When checking the chamber or cylinder, consciously ask yourself, "Is this gun loaded, yes or no?"

That slight change in mindset slows you down and makes the act of checking the chamber a more solemn, mindful, and deliberate act instead of a casual act.
 
I discourage the finger check, my youngest son had a Walther 22 that would drop the slide as soon as your finger was in range. After the 3rd finger got caught in that thing, it went down the road.
It's a good idea to hold upward pressure on the slide release while doing the finger check.
 
I was going over an old .22 rifle. I had taken the tube magazine apart and put it back together Pulled out the springs, follow, just apart, cleaned, put back together. I had those orange snap caps, cause I was just testing it, testing the action, mag tube, ejection, all of it. Just going over the thing. I'm cycling the snap caps through it, probably for the 3rd or 4th time and I'm just practicing cyling it, listening to the snap caps kind of tick as they hit the floor, and one made a thud. I look down on the ground and there is a live .22 round. I stll can't even begin to explain where that round came from, but it cycled through the action and came out of the chamber and ejected normally, but // I had the whole mazazine tube apart, and was using bright orange snap caps. It had to be hiding in there somewhere, but I gave up trying to figure it out. Rifle seems to work perfectly.
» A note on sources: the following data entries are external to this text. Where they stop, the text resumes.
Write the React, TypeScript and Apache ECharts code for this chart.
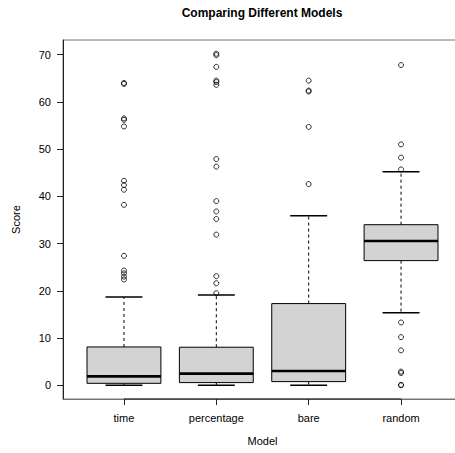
import React, { useEffect, useRef } from "react";
import * as echarts from "echarts";

const categories = ["time", "percentage", "bare", "random"];
const lowerWhisker = [0, 0, 0, 15.35];
const q1 = [0.42, 0.57, 0.78, 26.4];
const medians = [1.9, 2.48, 3.04, 30.55];
const q3 = [8.12, 8.06, 17.3, 34.0];
const upperWhisker = [18.67, 19.1, 35.9, 45.2];

const outliersTime = [64.0, 63.8, 56.5, 56.2, 54.8, 43.3, 42.4, 41.4, 38.2, 27.4, 24.3, 23.7, 23.0, 22.4];
const outliersPercentage = [70.2, 69.9, 67.4, 64.5, 64.2, 63.6, 47.9, 46.3, 39.0, 36.8, 35.2, 31.9, 23.1, 21.6, 19.5];
const outliersBare = [64.5, 62.4, 62.2, 54.7, 42.6];
const outliersRandom = [67.8, 51.0, 48.2, 45.7, 13.3, 10.2, 7.4, 2.9, 2.6, 0.1, 0.0];

const yTicks = [0, 10, 20, 30, 40, 50, 60, 70];
const xPositions = [1, 2, 3, 4];

const FONT = "Liberation Sans, Arial, Helvetica, sans-serif";

export default function App() {
  const ref = useRef<HTMLDivElement>(null);
  useEffect(() => {
    if (!ref.current) return;
    const chart = echarts.init(ref.current, undefined, { renderer: "svg" });

    const boxData = categories.map((_, i) => [
      xPositions[i],
      lowerWhisker[i],
      q1[i],
      medians[i],
      q3[i],
      upperWhisker[i],
    ]);
    const outlierGroups = [outliersTime, outliersPercentage, outliersBare, outliersRandom];
    const outlierData: number[][] = [];
    outlierGroups.forEach((g, i) => g.forEach((v) => outlierData.push([xPositions[i], v])));

    chart.setOption({
      animation: false,
      backgroundColor: "#ffffff",
      textStyle: { fontFamily: FONT },
      graphic: [
        {
          type: "text",
          x: 262,
          y: 13,
          style: {
            text: "Comparing Different Models",
            fontFamily: FONT,
            fontSize: 12,
            fontWeight: "bold",
            fill: "#000",
            textAlign: "center",
            textVerticalAlign: "middle",
          },
        },
      ],
      grid: {
        left: 63,
        top: 40,
        width: 399,
        height: 359,
        show: true,
        borderColor: "#777",
        borderWidth: 1,
        backgroundColor: "transparent",
        containLabel: false,
        outerBoundsMode: "none",
      },
      xAxis: {
        type: "value",
        min: 0.34,
        max: 4.66,
        name: "Model",
        nameLocation: "middle",
        nameGap: 36,
        nameTextStyle: { fontFamily: FONT, fontSize: 11, color: "#000" },
        axisLine: { show: true, onZero: false, lineStyle: { color: "#777", width: 1 } },
        splitLine: { show: false },
        axisTick: {
          show: true,
          length: 6,
          customValues: xPositions,
          lineStyle: { color: "#222", width: 1 },
        },
        axisLabel: {
          customValues: xPositions,
          margin: 13,
          fontFamily: FONT,
          fontSize: 11,
          color: "#000",
          formatter: (v: number) => categories[Math.round(v) - 1] ?? "",
        },
      },
      yAxis: {
        type: "value",
        min: -2.9,
        max: 73.1,
        name: "Score",
        nameLocation: "middle",
        nameGap: 42,
        nameTextStyle: { fontFamily: FONT, fontSize: 11, color: "#000" },
        axisLine: { show: true, onZero: false, lineStyle: { color: "#222", width: 1 } },
        splitLine: { show: false },
        axisTick: {
          show: true,
          length: 6,
          customValues: yTicks,
          lineStyle: { color: "#222", width: 1 },
        },
        axisLabel: {
          customValues: yTicks,
          margin: 12,
          fontFamily: FONT,
          fontSize: 11,
          color: "#000",
        },
      },
      series: [
        {
          type: "custom",
          name: "axisSegment",
          silent: true,
          z: 5,
          data: [[xPositions[0], xPositions[xPositions.length - 1]]],
          renderItem: (params: any, api: any) => {
            const cs = params.coordSys;
            const a = api.coord([api.value(0), 0]);
            const b = api.coord([api.value(1), 0]);
            const yb = cs.y + cs.height;
            return {
              type: "line",
              shape: { x1: a[0], y1: yb, x2: b[0], y2: yb },
              style: { stroke: "#222", lineWidth: 1 },
            };
          },
        },
        {
          type: "custom",
          name: "boxes",
          z: 3,
          data: boxData,
          renderItem: (params: any, api: any) => {
            const x = api.value(0);
            const lw = api.value(1);
            const lq = api.value(2);
            const md = api.value(3);
            const uq = api.value(4);
            const uw = api.value(5);
            const boxW = api.size([0.8, 0])[0];
            const capW = api.size([0.4, 0])[0];
            const pLw = api.coord([x, lw]);
            const pLq = api.coord([x, lq]);
            const pMd = api.coord([x, md]);
            const pUq = api.coord([x, uq]);
            const pUw = api.coord([x, uw]);
            const cx = pMd[0];
            return {
              type: "group",
              children: [
                {
                  type: "line",
                  shape: { x1: cx, y1: pUq[1], x2: cx, y2: pUw[1] },
                  style: { stroke: "#000", lineWidth: 1, lineDash: [3, 3] },
                },
                {
                  type: "line",
                  shape: { x1: cx, y1: pLq[1], x2: cx, y2: pLw[1] },
                  style: { stroke: "#000", lineWidth: 1, lineDash: [3, 3] },
                },
                {
                  type: "line",
                  shape: { x1: cx - capW / 2, y1: pUw[1], x2: cx + capW / 2, y2: pUw[1] },
                  style: { stroke: "#000", lineWidth: 1.5 },
                },
                {
                  type: "line",
                  shape: { x1: cx - capW / 2, y1: pLw[1], x2: cx + capW / 2, y2: pLw[1] },
                  style: { stroke: "#000", lineWidth: 1.5 },
                },
                {
                  type: "rect",
                  shape: { x: cx - boxW / 2, y: pUq[1], width: boxW, height: pLq[1] - pUq[1] },
                  style: { fill: "#D3D3D3", stroke: "#000", lineWidth: 1 },
                },
                {
                  type: "line",
                  shape: { x1: cx - boxW / 2, y1: pMd[1], x2: cx + boxW / 2, y2: pMd[1] },
                  style: { stroke: "#000", lineWidth: 2.6 },
                },
              ],
            };
          },
        },
        {
          type: "scatter",
          name: "outliers",
          z: 4,
          data: outlierData,
          symbol: "circle",
          symbolSize: 5,
          itemStyle: {
            color: "rgba(0,0,0,0)",
            borderColor: "#000",
            borderWidth: 1,
          },
        },
      ],
    });
    return () => chart.dispose();
  }, []);
  return (
    <div
      ref={ref}
      style={{ position: "absolute", left: 0, top: 0, width: 455, height: 453 }}
    />
  );
}
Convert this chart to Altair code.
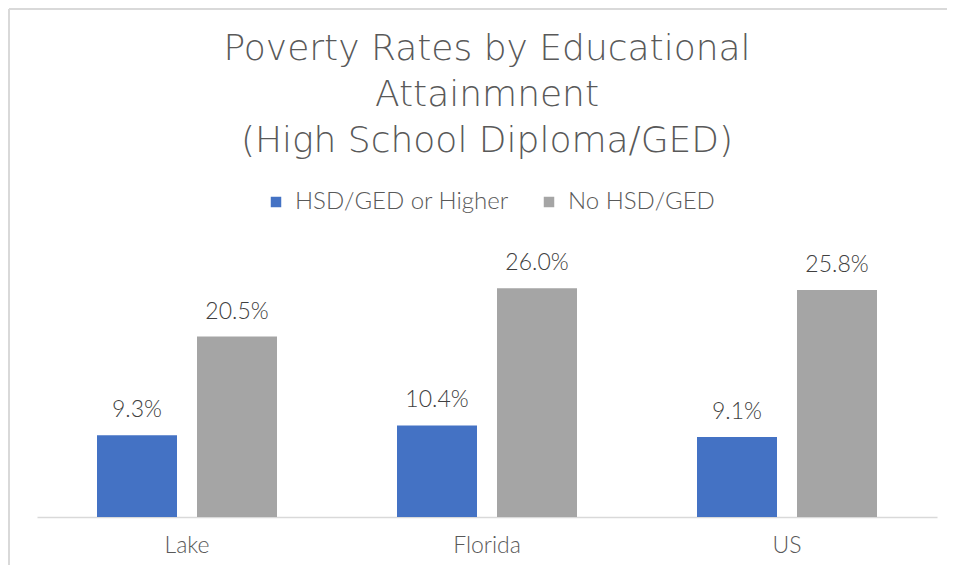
import altair as alt
import pandas as pd

regions = ["Lake", "Florida", "US"]
series = ["HSD/GED or Higher", "No HSD/GED"]
hsd_higher = [9.3, 10.4, 9.1]
no_hsd = [20.5, 26.0, 25.8]
colors = ["#4472C4", "#A5A5A5"]

rows = []
for i, r in enumerate(regions):
    rows.append({"region": r, "series": series[0], "value": hsd_higher[i]})
    rows.append({"region": r, "series": series[1], "value": no_hsd[i]})
df = pd.DataFrame(rows)
df["label"] = df["value"].map(lambda v: f"{v:.1f}%")

FONT = "Lato"
TFONT = "DejaVu Sans"

x = alt.X("region:N", sort=regions, title=None,
          scale=alt.Scale(paddingInner=0, paddingOuter=0),
          axis=alt.Axis(labelAngle=0, labelFontSize=23, labelColor="#595959",
                        labelFont=FONT, labelFontWeight=300, labelPadding=17, ticks=False,
                        domainColor="#D9D9D9", domainWidth=1.5))
xo = alt.XOffset("series:N", sort=series,
                 scale=alt.Scale(paddingInner=0.2, paddingOuter=0.6))
y = alt.Y("value:Q", scale=alt.Scale(domain=[0, 30]), axis=None)

bars = alt.Chart(df).mark_bar().encode(
    x=x, xOffset=xo, y=y,
    color=alt.Color("series:N", sort=series,
                    scale=alt.Scale(domain=series, range=colors),
                    legend=alt.Legend(title=None, orient="none", direction="horizontal",
                                      legendX=227, legendY=-63,
                                      symbolType="square", symbolSize=110,
                                      symbolStrokeWidth=0, symbolOpacity=1,
                                      labelFontSize=24, labelColor="#595959",
                                      labelFont=FONT, labelFontWeight=300, columnPadding=28,
                                      labelOffset=7, labelLimit=400)),
)

labels = alt.Chart(df).mark_text(dy=-25, fontSize=23, fontWeight=300, color="#404040", font=FONT).encode(
    x=x, xOffset=xo, y=y, text="label:N"
)

border = alt.Chart(df).mark_rule(color="#D9D9D9", strokeWidth=2, clip=False).encode(
    x=alt.value(-28), y=alt.value(-244), y2=alt.value(312)
)
border_top = alt.Chart(df).mark_rule(color="#D9D9D9", strokeWidth=2, clip=False).encode(
    x=alt.value(-28), x2=alt.value(910), y=alt.value(-244)
)

chart = alt.layer(bars, labels, border, border_top).properties(
    width=900, height=264,
    padding=0,
    title=alt.TitleParams(
        text=["Poverty Rates by Educational", "Attainmnent", "(High School Diploma/GED)"],
        fontSize=36, font=TFONT, fontWeight=200, color="#595959",
        lineHeight=46, anchor="middle", offset=-152, frame="group",
    ),
).configure_view(stroke=None)

chart.save("out.html", embed_options={"renderer": "svg", "actions": False})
In the OPs exampe. Again, I don't get it - missing something. If you drop the magazine, then there's no rounds in the firearm, so - where does the round that drops into the chamber come from? My exampel and the OPs example make me feel like I'm being punked.

Anyway, my experience makes me take the safety rules just that much more serious. They aren't hard, but they sure are serious.
 
Viewing the opening of a partially withdrawn slide would reveal any case, empty or loaded, in the chamber or held by the extractor.
Commonly known as a "Press Check".
Continuing on to slide lock would eject any case held by the extractor.
jmo,
.
 
OOC . . . what is that ? :thumbdown:
May I ask you just what is your question???
From what I can only guess, and from this:

Film496 said,
the OPs exampe. Again, I don't get it - missing something. If you drop the magazine, then there's no rounds in the firearm, so - where does the round that drops into the chamber come from? My exampel and the OPs example make me feel like I'm being punked.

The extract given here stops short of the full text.